The vast majority of my digital comics are Star Trek books that were ripped from a DVD-ROM a few years ago (thanks to J. David Weter for sending it my way), and I’ve been slowly making my way through all of them. And the DVD-ROM, which came out sometime in the 2000s, was pretty comprehensive up until that point, containing the Whitman books of the 1960s and 1970s, the Marvel series of the early 1980s, all of DC’s books, and I believe some Marvel/Malibu books from the mid-1990s after DC lost the license.
I’d intended to start at the very beginning with the Whitman issues but was so eager to read all of the DC books that I actually started with Star Trek: The Motion Picture and the short-lived Marvel series before going right to DC (a gap in publication, by the way, meant that there was no comics adaptataion of Wrath of Khan until IDW did one many years later).
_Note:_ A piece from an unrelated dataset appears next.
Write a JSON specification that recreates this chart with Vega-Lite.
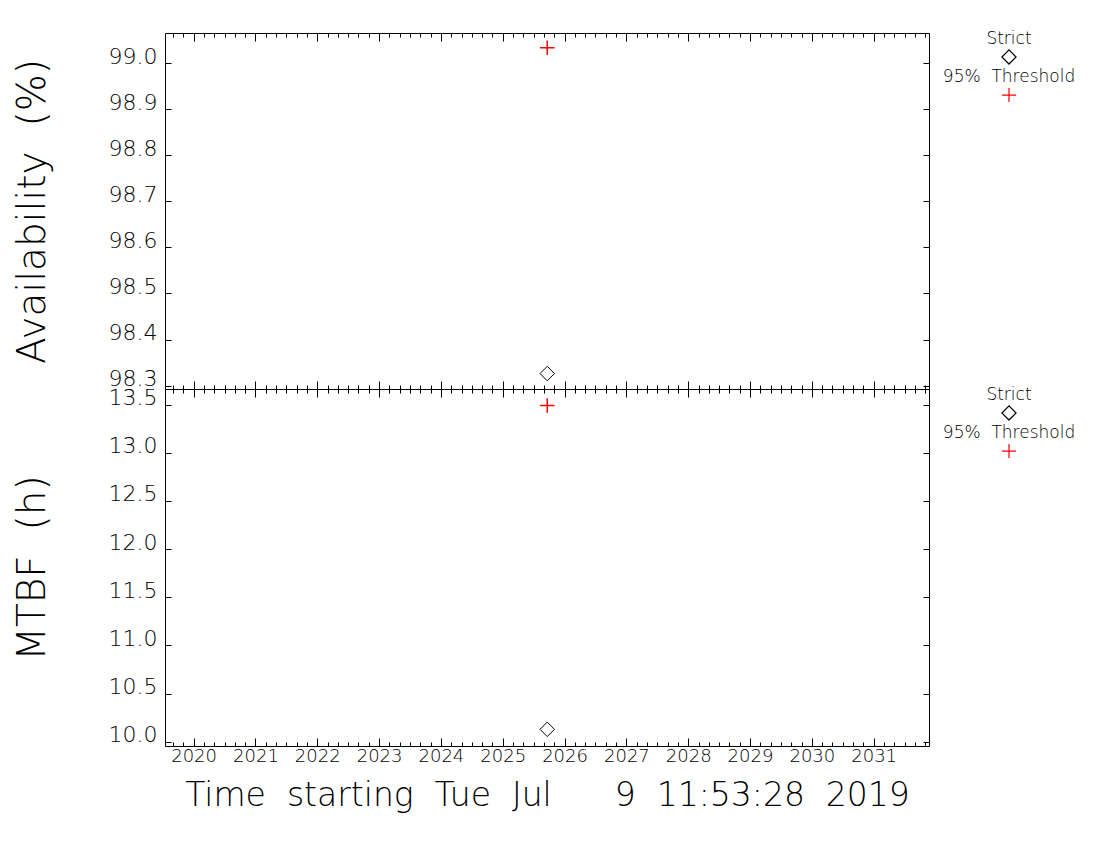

As of right now, I’ve read all of the first two DC series.
I already covered the first DC series and had started to write about the second one when I decided that I’d wait until I was done with all of them and write a general review. And here we are.
My impression of the second series going in was that it wasn’t going to be as good as the first. I’d owned a few issues here and there back in the early 1990s and really didn’t remember anything about them aside from the awesome Jerome K. Moore covers (seriously, the man’s work was amazing and I think he was criminally underused by DC). I think the reason I heard it wasn’t as good was that the second series didn’t have its own cast of characters or continuity and focused on the main cast members (whereas the first one was closer to something like Marvel’s Star Wars). If there is a “continuity” for this particular series, it’s that there are stories that are mostly set between Star Trek V and Star Trek VI with a few that fall outside of that timeframe (I know of at least one or two stories that are post-ST VI because the Enterprise has a hole in the saucer and there are more than a few stories that take place during TOS). So it more or less reads like another television series with a story of the week and the occasional multi-part storyline.
As much as the “it’s not as good” is true, the book still was well-written and had solid art and that’s mainly because the creators involved had a real love for both Star Trek and those comics, something you could tell by reading the letercolumn. I enjoyed a number of the stories and found some completely skippable, which is often the case with any comic book or television series. Those that explored the crew in their old age were the most fascinating because it felt like an extension of the themes of the movie series.
The verdict isn’t really one. They’re all digital files that are stored on a hard drive, so all I did was take them off of my iPad and load up the Star Trek: The Next Generation books.